Medical errors made during pregnancy can result in serious complications or problems with birthing or the child him or herself. While it's nearly impossible to know the true number of medication and medical errors made during pregnancies, there is no denying the impact those errors can have.
Specifically in cases involving patients with chronic medical conditions, it's vital for doctors to be on the mark when they are making diagnoses and taking care of a patient during pregnancy. Around 90 percent of pregnant women have reported taking a medication during pregnancy and 70 percent of women report taking prescriptions throughout pregnancy. Not every type of medication is dangerous to an unborn child, but a woman should be aware of the risks of any medications she takes.

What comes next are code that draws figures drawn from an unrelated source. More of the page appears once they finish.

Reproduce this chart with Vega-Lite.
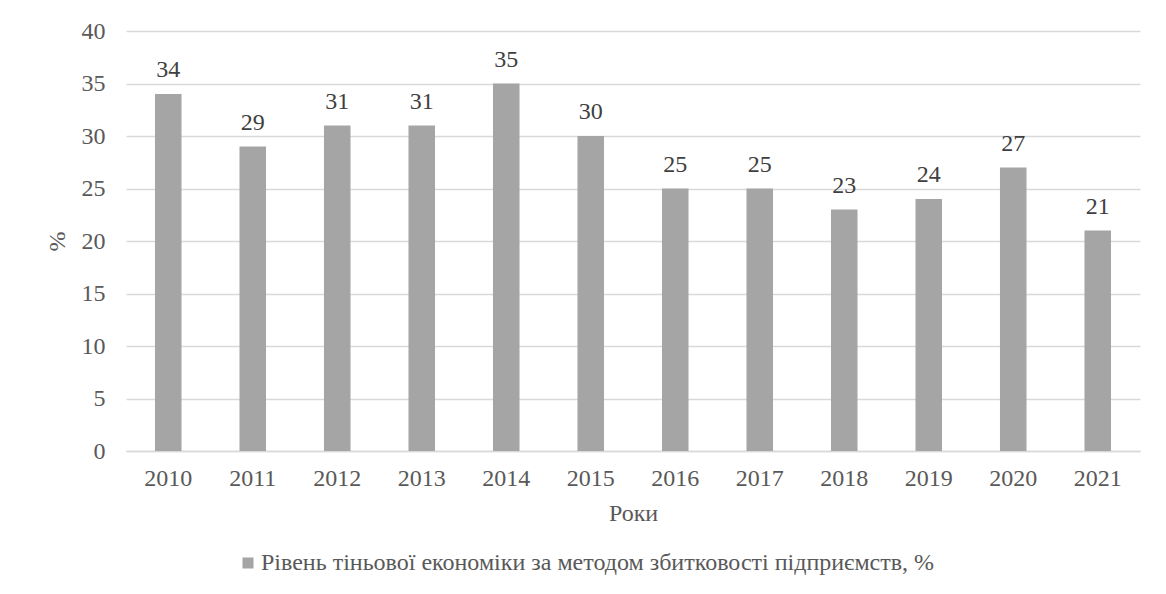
{
  "$schema": "https://vega.github.io/schema/vega-lite/v6.json",
  "autosize": {"type": "none"},
  "width": 1014,
  "height": 420,
  "padding": {"left": 126, "top": 31, "right": 26, "bottom": 143},
  "background": "white",
  "data": {
    "values": [
      {"year": "2010", "value": 34, "series": "Рівень тіньової економіки за методом збитковості підприємств, %"},
      {"year": "2011", "value": 29, "series": "Рівень тіньової економіки за методом збитковості підприємств, %"},
      {"year": "2012", "value": 31, "series": "Рівень тіньової економіки за методом збитковості підприємств, %"},
      {"year": "2013", "value": 31, "series": "Рівень тіньової економіки за методом збитковості підприємств, %"},
      {"year": "2014", "value": 35, "series": "Рівень тіньової економіки за методом збитковості підприємств, %"},
      {"year": "2015", "value": 30, "series": "Рівень тіньової економіки за методом збитковості підприємств, %"},
      {"year": "2016", "value": 25, "series": "Рівень тіньової економіки за методом збитковості підприємств, %"},
      {"year": "2017", "value": 25, "series": "Рівень тіньової економіки за методом збитковості підприємств, %"},
      {"year": "2018", "value": 23, "series": "Рівень тіньової економіки за методом збитковості підприємств, %"},
      {"year": "2019", "value": 24, "series": "Рівень тіньової економіки за методом збитковості підприємств, %"},
      {"year": "2020", "value": 27, "series": "Рівень тіньової економіки за методом збитковості підприємств, %"},
      {"year": "2021", "value": 21, "series": "Рівень тіньової економіки за методом збитковості підприємств, %"}
    ]
  },
  "config": {
    "font": "Liberation Serif",
    "view": {"stroke": null},
    "text": {"font": "Liberation Serif"},
    "legend": {"labelFont": "Liberation Serif", "titleFont": "Liberation Serif"},
    "axis": {"labelFont": "Liberation Serif", "titleFont": "Liberation Serif", "labelColor": "#595959", "titleColor": "#595959", "labelFontSize": 24, "titleFontSize": 24, "titleFontWeight": "normal"}
  },
  "encoding": {
    "x": {
      "field": "year", "type": "nominal", "sort": null,
      "scale": {"paddingInner": 0.686, "paddingOuter": 0.343},
      "axis": {"title": "Роки", "labelAngle": 0, "labelPadding": 15, "titlePadding": 11, "ticks": false, "domainColor": "#D9D9D9", "domainWidth": 1.5}
    },
    "y": {
      "field": "value", "type": "quantitative",
      "scale": {"domain": [0, 40], "nice": false},
      "axis": {"title": "%", "values": [0, 5, 10, 15, 20, 25, 30, 35, 40], "domain": false, "ticks": false, "labelPadding": 21, "titlePadding": 12, "gridColor": "#D9D9D9", "gridWidth": 1.5}
    }
  },
  "layer": [
    {
      "mark": {"type": "bar", "color": "#A5A5A5"},
      "encoding": {
        "color": {
          "field": "series", "type": "nominal",
          "scale": {"range": ["#A5A5A5"]},
          "legend": {"title": null, "orient": "none", "legendX": 110, "legendY": 520, "symbolType": "square", "symbolSize": 121, "symbolStrokeWidth": 0, "labelFont": "Liberation Serif", "labelFontSize": 24, "labelColor": "#595959", "labelLimit": 1000, "symbolOffset": 0, "labelOffset": 1}
        }
      }
    },
    {
      "mark": {"type": "text", "baseline": "alphabetic", "dy": -17, "fontSize": 24, "color": "#404040", "font": "Liberation Serif"},
      "encoding": {"text": {"field": "value", "type": "quantitative"}}
    }
  ]
}
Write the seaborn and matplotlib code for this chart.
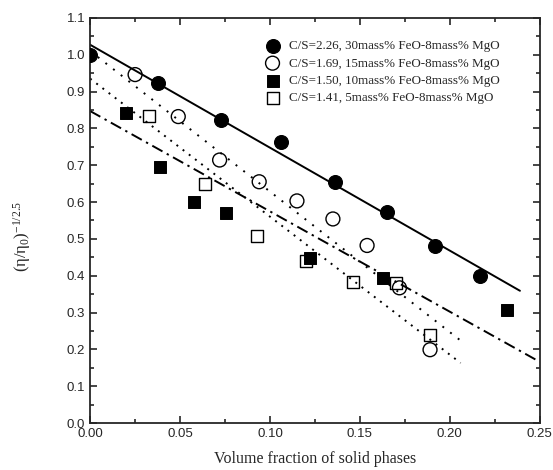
import numpy as np
import pandas as pd
import matplotlib
matplotlib.use("Agg")
import matplotlib.pyplot as plt
import seaborn as sns
from matplotlib.ticker import MultipleLocator

sns.set_style("ticks")
plt.rcParams["font.family"] = ["Liberation Sans", "DejaVu Sans"]
plt.rcParams["mathtext.fontset"] = "custom"
plt.rcParams["mathtext.rm"] = "Liberation Serif"
plt.rcParams["mathtext.default"] = "rm"

labels = ["C/S=2.26, 30mass% FeO-8mass% MgO",
          "C/S=1.69, 15mass% FeO-8mass% MgO",
          "C/S=1.50, 10mass% FeO-8mass% MgO",
          "C/S=1.41, 5mass% FeO-8mass% MgO"]

x_226 = [0.000, 0.038, 0.073, 0.106, 0.136, 0.165, 0.192, 0.217]
y_226 = [1.000, 0.924, 0.824, 0.764, 0.653, 0.574, 0.481, 0.398]

x_169 = [0.025, 0.049, 0.072, 0.094, 0.115, 0.135, 0.154, 0.172, 0.189]
y_169 = [0.946, 0.832, 0.714, 0.655, 0.603, 0.554, 0.482, 0.367, 0.199]

x_150 = [0.020, 0.039, 0.058, 0.0755, 0.1225, 0.163, 0.232]
y_150 = [0.842, 0.696, 0.599, 0.570, 0.448, 0.394, 0.308]

x_141 = [0.033, 0.064, 0.093, 0.120, 0.146, 0.170, 0.189]
y_141 = [0.834, 0.649, 0.507, 0.441, 0.383, 0.380, 0.239]

# fitted lines (end points)
fit_226_x = [0.000, 0.239]
fit_226_y = [1.027, 0.359]
fit_169_x = [0.000, 0.207]
fit_169_y = [1.010, 0.220]
fit_141_x = [0.000, 0.206]
fit_141_y = [0.935, 0.163]
fit_150_x = [0.000, 0.250]
fit_150_y = [0.847, 0.166]

fig = plt.figure(figsize=(5.53, 4.70), dpi=100)
ax = fig.add_axes([0.163, 0.1, 0.813, 0.862])

sns.lineplot(x=fit_226_x, y=fit_226_y, ax=ax, color="black", lw=1.4, legend=False)
sns.lineplot(x=fit_169_x, y=fit_169_y, ax=ax, color="black", lw=1.4, legend=False,
             linestyle=(0, (1, 4)))
sns.lineplot(x=fit_141_x, y=fit_141_y, ax=ax, color="black", lw=1.4, legend=False,
             linestyle=(0, (1, 3)))
sns.lineplot(x=fit_150_x, y=fit_150_y, ax=ax, color="black", lw=1.4, legend=False,
             linestyle=(0, (6, 2.5, 1.2, 2.5)))

sns.scatterplot(x=x_226, y=y_226, ax=ax, marker="o", s=100, color="black",
                edgecolor="black", label=labels[0], zorder=5)
sns.scatterplot(x=x_169, y=y_169, ax=ax, marker="o", s=100, facecolor="none",
                edgecolor="black", linewidth=1.0, label=labels[1], zorder=5)
sns.scatterplot(x=x_150, y=y_150, ax=ax, marker="s", s=75, color="black",
                edgecolor="black", label=labels[2], zorder=5)
sns.scatterplot(x=x_141, y=y_141, ax=ax, marker="s", s=75, facecolor="none",
                edgecolor="black", linewidth=1.0, label=labels[3], zorder=5)

ax.set_xlim(0, 0.25)
ax.set_ylim(0, 1.1)
ax.xaxis.set_major_locator(MultipleLocator(0.05))
ax.xaxis.set_minor_locator(MultipleLocator(0.025))
ax.yaxis.set_major_locator(MultipleLocator(0.1))
ax.yaxis.set_minor_locator(MultipleLocator(0.05))
ax.set_xticklabels([f"{v:.2f}" for v in ax.get_xticks()])
ax.set_yticklabels([f"{v:.1f}" for v in ax.get_yticks()])
ax.tick_params(which="both", direction="in", top=True, right=True, width=1.2, labelsize=9.5)
ax.tick_params(which="major", length=5)
ax.tick_params(which="minor", length=3)
for sp in ax.spines.values():
    sp.set_linewidth(1.3)

serif = ["Liberation Serif", "DejaVu Serif"]
ax.set_xlabel("Volume fraction of solid phases", family=serif, fontsize=11.5, labelpad=8)
ax.set_ylabel("(η/η$_0$)$^{-1/2.5}$", family=serif, fontsize=12)
ax.yaxis.set_label_coords(-0.128, 0.46)

leg = ax.legend(loc="upper left", bbox_to_anchor=(0.365, 0.958), frameon=False,
                prop={"family": serif, "size": 9.4}, handletextpad=0.25,
                labelspacing=0.4, borderaxespad=0)

fig.savefig("out.png", dpi=100)
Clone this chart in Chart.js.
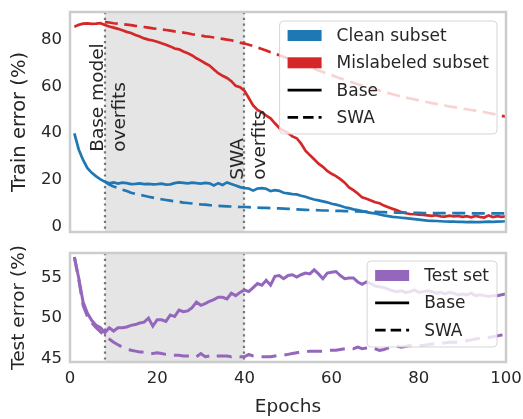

For example, a woman was taking Lisinopril, which is for hypertension. This drug can potentially cause harm during the first trimester, but it is known to cause fetal risk during the second and third. It is contraindicated for women who have Type 1 diabetes, which this woman had. In this case, the woman may not be able to continue the medication throughout her pregnancy, or she may only be able to continue it with close medical monitoring.
Why is this important? Doctors need to gather information during every medical visit to make sure women are receiving the right care and are not taking the wrong or dangerous medications during a pregnancy. Women of childbearing age may even want to know the risks of the medications they're on before getting pregnant, so they can stop or switch medications to something safer.